Now we set the derivative of the loss to zero and solve for $\mathbf{w}$

\begin{align} &\frac{\partial}{\partial \mathbf{w}}\left((\mathbf{y} - \mathbf{X}\mathbf{w})^T (\mathbf{y} - \mathbf{X}\mathbf{w}) + (\lambda\mathbf{I}\mathbf{w})^T(\lambda\mathbf{I}\mathbf{w}) \right) = 0 \\[4 ex] \implies &\frac{\partial}{\partial \mathbf{w}} \left( \mathbf{y}^T\mathbf{y} - 2\mathbf{w}^T\mathbf{X}^T\mathbf{y} + \mathbf{w}^T\mathbf{X}^T\mathbf{X}\mathbf{w} + (\lambda\mathbf{I}\mathbf{w})^T(\lambda\mathbf{I}\mathbf{w}) \right) = 0 \\[4 ex] \implies &-2\mathbf{X}^T\mathbf{y} + 2\mathbf{X}^T\mathbf{X}\mathbf{w} + 2\lambda\mathbf{I}\mathbf{w} = 0\\[4 ex] \implies &\mathbf{w} = (\mathbf{X}^T\mathbf{X} - \lambda\mathbf{I})^{-1}\mathbf{X}^T\mathbf{y} \end{align}

Adding the diagonal matrix $\lambda\mathbf{I}$ to $\mathbf{X}^T\mathbf{X}$ effecively lowers the correlations between features, making the resulting matrix easier to invert.

Example

Let's take the dataset we used in the previous section and apply ridge regression to it. We will consider varying values of $\lambda$ and we will see what happens to the magnitude of the vector $\mathbf{w}$ .
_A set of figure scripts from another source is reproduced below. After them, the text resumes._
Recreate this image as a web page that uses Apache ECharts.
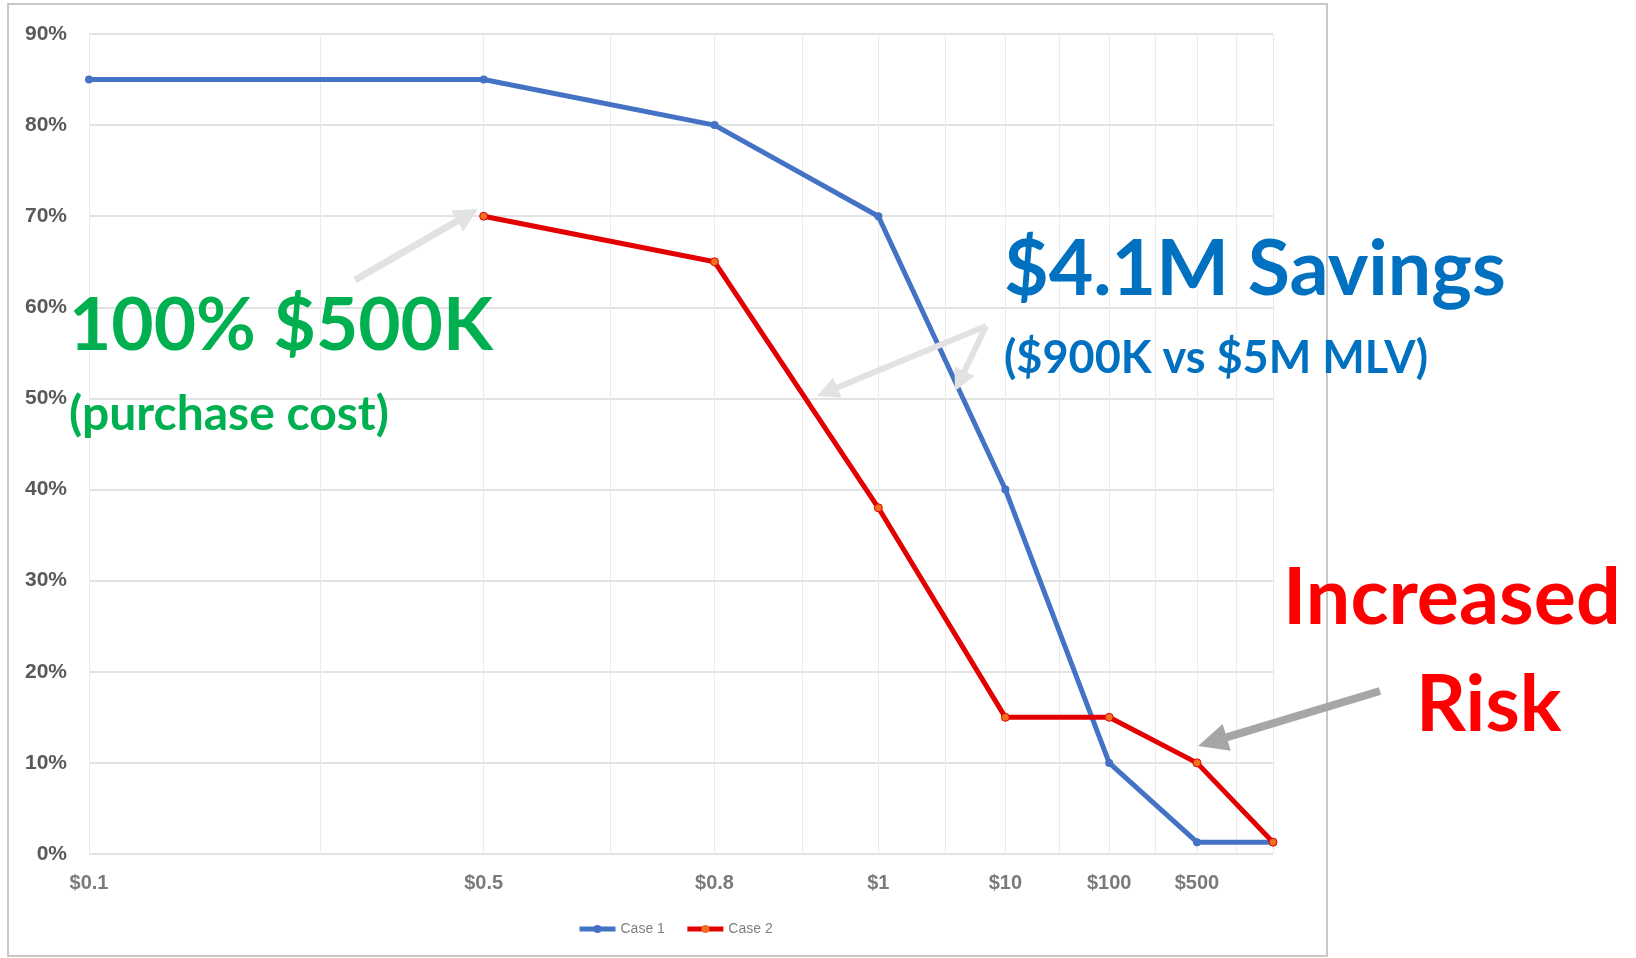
<!DOCTYPE html>
<html><head><meta charset="utf-8">
<script src="https://cdn.jsdelivr.net/npm/echarts@6/dist/echarts.min.js"></script>
<style>html,body{margin:0;padding:0;background:#fff}#c{width:1636px;height:958px}</style>
</head><body><div id="c"></div>
<script>
// Category labels and their positions on the chart's logarithmic x axis
const xLabels = ['$0.1', '$0.5', '$0.8', '$1', '$10', '$100', '$500', ''];
const xPositions = [1, 2, 3, 4, 5, 6, 7, 8];
// Vertical gridline values on the log axis (major + minor)
const gridPositions = [1, 1.5, 2, 2.5, 3, 3.5, 4, 4.5, 5, 5.5, 6, 6.5, 7, 7.5, 8];
// Series values (%)
const case1 = [85, 85, 80, 70, 40, 10, 1.3, 1.3];
const case2 = [null, 70, 65, 38, 15, 15, 10, 1.3];
const seriesNames = ['Case 1', 'Case 2'];

const chart = echarts.init(document.getElementById('c'));

function toPairs(vals) {
  const out = [];
  vals.forEach((v, i) => { if (v != null) out.push([xPositions[i], v]); });
  return out;
}

function arrow(x1, y1, x2, y2, color, w, hl, hw) {
  const dx = x2 - x1, dy = y2 - y1, L = Math.hypot(dx, dy);
  const ux = dx / L, uy = dy / L;
  const bx = x2 - ux * hl, by = y2 - uy * hl;
  const px = -uy, py = ux;
  return [
    { type: 'line', z: 100, shape: { x1: x1, y1: y1, x2: bx + ux * 2, y2: by + uy * 2 }, style: { stroke: color, lineWidth: w } },
    { type: 'polygon', z: 100, shape: { points: [[x2, y2], [bx + px * hw / 2, by + py * hw / 2], [bx - px * hw / 2, by - py * hw / 2]] }, style: { fill: color } }
  ];
}

const annotations = [
  { type: 'rect', z: 0, shape: { x: 8, y: 4, width: 1319, height: 952 }, style: { fill: 'none', stroke: '#C8C8C8', lineWidth: 2 } },
  { type: 'text', z: 101, x: 69, y: 326, style: { text: '100% $500K', font: 'bold 73px Lato', fill: '#00B050', verticalAlign: 'middle' } },
  { type: 'text', z: 101, x: 69, y: 415, style: { text: '(purchase cost)', font: 'bold 48px Lato', fill: '#00B050', verticalAlign: 'middle' } },
  { type: 'text', z: 101, x: 1004, y: 270, style: { text: '$4.1M Savings', font: 'bold 77px Lato', fill: '#0070C0', verticalAlign: 'middle' } },
  { type: 'text', z: 101, x: 1004, y: 358, style: { text: '($900K vs $5M MLV)', font: 'bold 45px Lato', fill: '#0070C0', verticalAlign: 'middle' } },
  { type: 'text', z: 101, x: 1283, y: 599, style: { text: 'Increased', font: 'bold 79px Lato', fill: '#FF0000', verticalAlign: 'middle' } },
  { type: 'text', z: 101, x: 1416, y: 706, style: { text: 'Risk', font: 'bold 78px Lato', fill: '#FF0000', verticalAlign: 'middle' } }
].concat(
  arrow(355, 280, 478, 209, '#E2E2E2', 7, 24, 24),
  arrow(986, 326, 817, 396, '#E2E2E2', 6, 22, 22),
  arrow(986, 326, 955, 391, '#E2E2E2', 6, 22, 22),
  arrow(1380, 691, 1198, 746, '#A6A6A6', 8, 30, 28)
);

const option = {
  animation: false,
  backgroundColor: '#ffffff',
  grid: { left: 89, right: 363, top: 34, bottom: 104, containLabel: false },
  xAxis: {
    type: 'log', logBase: 2, min: 1, max: 8,
    axisLine: { show: false }, axisTick: { show: false },
    axisLabel: { show: false }, splitLine: { show: false }, minorSplitLine: { show: false }
  },
  yAxis: {
    type: 'value', min: 0, max: 90, interval: 10,
    axisLine: { show: false }, axisTick: { show: false },
    axisLabel: { formatter: '{value}%', color: '#595959', fontSize: 21, fontWeight: 'bold', fontFamily: 'Liberation Sans', margin: 22 },
    splitLine: { lineStyle: { color: '#D9D9D9', width: 1.5 } }
  },
  legend: {
    data: seriesNames, left: 572, top: 917, itemWidth: 36, itemHeight: 10, itemGap: 20,
    lineStyle: { width: 5 },
    itemStyle: { borderWidth: 0 },
    textStyle: { color: '#7F7F7F', fontSize: 14, fontFamily: 'Liberation Sans' }
  },
  series: [
    {
      name: 'grid', type: 'line', data: [], z: 1, silent: true,
      markLine: {
        silent: true, symbol: ['none', 'none'], animation: false,
        lineStyle: { color: '#EBEBEB', width: 1, type: 'solid' },
        label: { show: false },
        emphasis: { disabled: true },
        data: gridPositions.map(v => ({ xAxis: v }))
      }
    },
    {
      name: 'labels', type: 'scatter', z: 3, silent: true,
      symbolSize: 1, itemStyle: { color: 'transparent' },
      label: {
        show: true, position: 'bottom', distance: 19,
        formatter: p => p.name, color: '#595959', fontSize: 20, fontWeight: 'bold', fontFamily: 'Liberation Sans'
      },
      data: xPositions.map((x, i) => ({ value: [x, 0], name: xLabels[i] }))
    },
    {
      name: seriesNames[0], type: 'line', z: 5, data: toPairs(case1),
      symbol: 'circle', symbolSize: 8, showSymbol: true,
      lineStyle: { color: '#4472C4', width: 5 },
      itemStyle: { color: '#4472C4' }
    },
    {
      name: seriesNames[1], type: 'line', z: 6, data: toPairs(case2),
      symbol: 'circle', symbolSize: 8, showSymbol: true,
      lineStyle: { color: '#E30000', width: 5 },
      itemStyle: { color: '#F07020', borderColor: '#E30000', borderWidth: 1 }
    }
  ],
  graphic: annotations
};
chart.setOption(option);
</script>
</body></html>
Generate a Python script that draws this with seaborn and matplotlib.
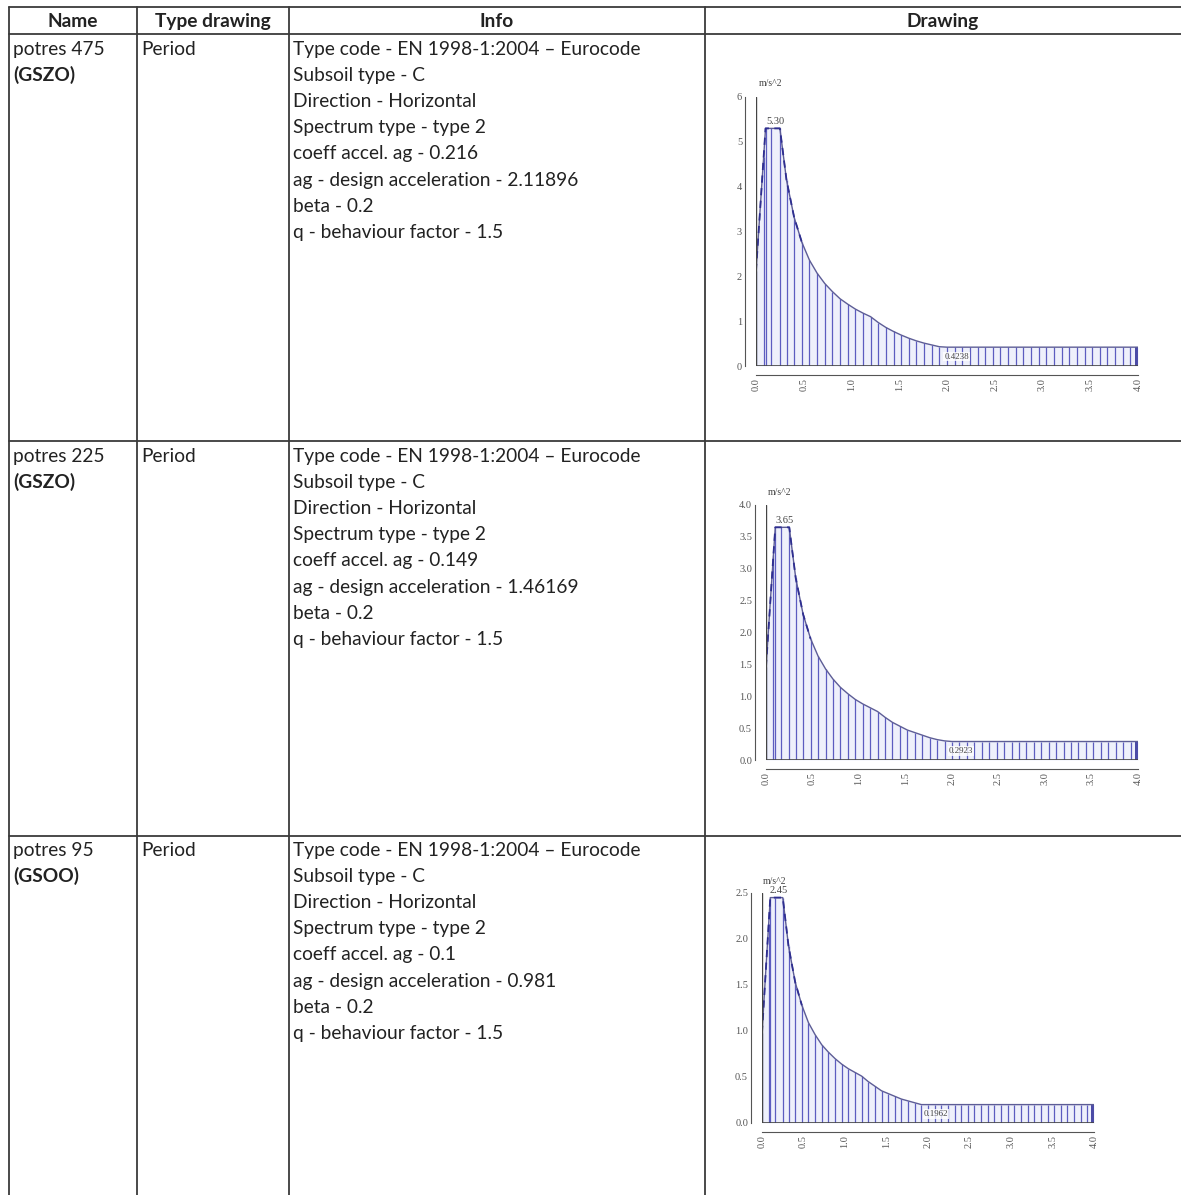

As expected, the norm of the estimated weight vector decreases as we increase the regularisation constant $\lambda$ .

But how do we choose an appropriate value for $\lambda$ ? In a sense, $\lambda$ is also a parameter of the model, but we are not fitting it to data. Such parameters are called hyperparameters.

Hyperparameter selection is commonly done via cross-validation. The idea behind it is quite simple:

We pick a value for $\lambda$
We split the data in two sets, a training set and a validation set
We fit the model to the training set, using the selected value of lambda
We check how well the model predicts the validation set

We repeat these steps with different values of $\lambda$ and different splits of training and validation data. In the end, we pick the value of $\lambda$ that best predicted the validation set. If this sounds a bit confusing, don't worry: we will see cross-validation in action in subsequent modules.